If the Democrats want to avoid annihilation in 2022, they need a different approach.
The current path of depressing the base by not delivering on pie-in-the-sky promises and simultaneously alienating swing voters who think they are going overboard is not working.
No matter how much the progressive Twitter hive mind wants to insist their agenda is popular, there is no evidence that voters or politicians are acting as though it is popular.
Right now Republican senators in blue and purple states are voting lock-step against the Democratic agenda without feeling any pressure at all. And that’s because the voters they need to attract aren’t buying what the Democrats are selling.

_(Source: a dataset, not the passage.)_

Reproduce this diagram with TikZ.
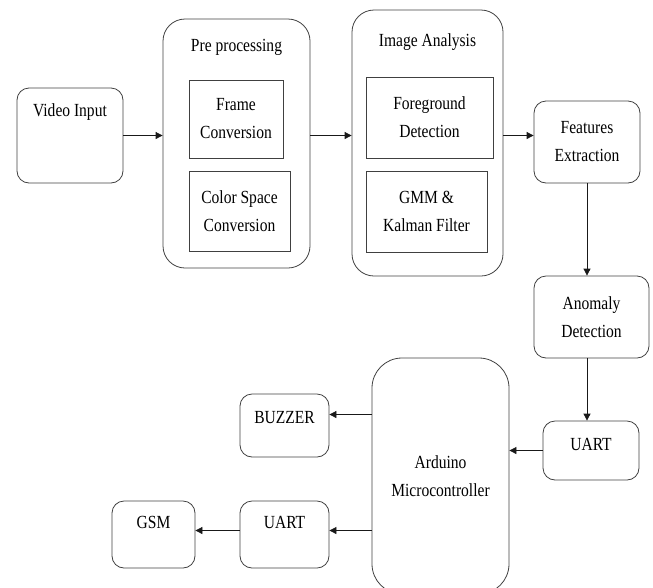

It’s so bad that if you believe the quotes from this galling Politico article Democrats are actually getting blamed for the expiration of a tax credit that Republicans are blocking.
How’s that for fucked up?
If Democrats want to change the environment, they need to make the case that they are providing policy solutions that voters actually want and then peg the nihilist, insurrectionist Republicans as the ones who are standing in the way.
That would create some leverage they might be able to use. And it would redirect the political pressure away from the one person who is miraculously standing between us and Senate Majority Leader Mitch McConnell and towards the politicians that they need to beat in order for Democrats to have majorities in the future.
This realist view of politics might not be as fun as demanding that Joe Biden snap his fingers and eliminate everyone’s student debt and usher in our utopian future. But it’s the only way to change the current high-speed trajectory towards a GOP takeover.
The BBB’s demise should be a wake-up call for Democrats to change what they’re doing. We’ll see if anyone gets the message.
Tim, there's one problem you're ignoring: Manchin isn't exactly helping anything either.
I've said this before: Manchin is better than Sinema only because Manchin actually seems to want to do the work of a senator. He actually proposes bills. There's only one problem: nothing Manchin has proposed can pass the Senate either.
Take for example: voting rights. The house proposed a bill. Manchin said 'it's too liberal. I want to make my own bill that will get republican votes.' The democrats agreed. Manchin made his bill. He put it up for a vote in the senate. It got 0 GOP votes. Does he want to change the filibuster rules so that the bill he made can pass? No. Is he trying to change it so that voting rights can pass? No.
Instead, he's basically just taken up doing nothing and calling it a strategy. Meaning that he's essentially decided that nothing is worth passing. If your calculation is that anything that the democrats want to do is too liberal, and that Manchin should be taking the lead with more moderate things, then that clashes with the reality that Manchin doesn't want to do anything at all and isn't willing to play hardball to get things he himself supposedly wants. He won't even work to pass his OWN bills that he made with the explicit point of getting GOP support.
It's okay to say that more liberal democrats are living in a fantasy land. But Manchin is also living in a fantasy land. And you have to accept that or else admit that he just doesn't want to do much of anything.
Articles like this are why I subscribe to The Bulwark. I am, by any definition, a "leftie." But I am also a political realist. Democrats are not going to "win back" the white working class. What we have to do is exactly what Manchin did in West Virginia - not lose them by 60%! I understand why the Democratic leadership chose to try to pass their agenda via massive bills but I think it is political malpractice. It is easy for the Republicans to oppose these omnibus bills. It would be much more difficult for them to reject targeted bills that deal with widely popular issues - like drug prices. Once it was clear that getting rid of the filibuster was off the table (because there were only 50 Democratic senators), then their strategy had to change - and it didn't.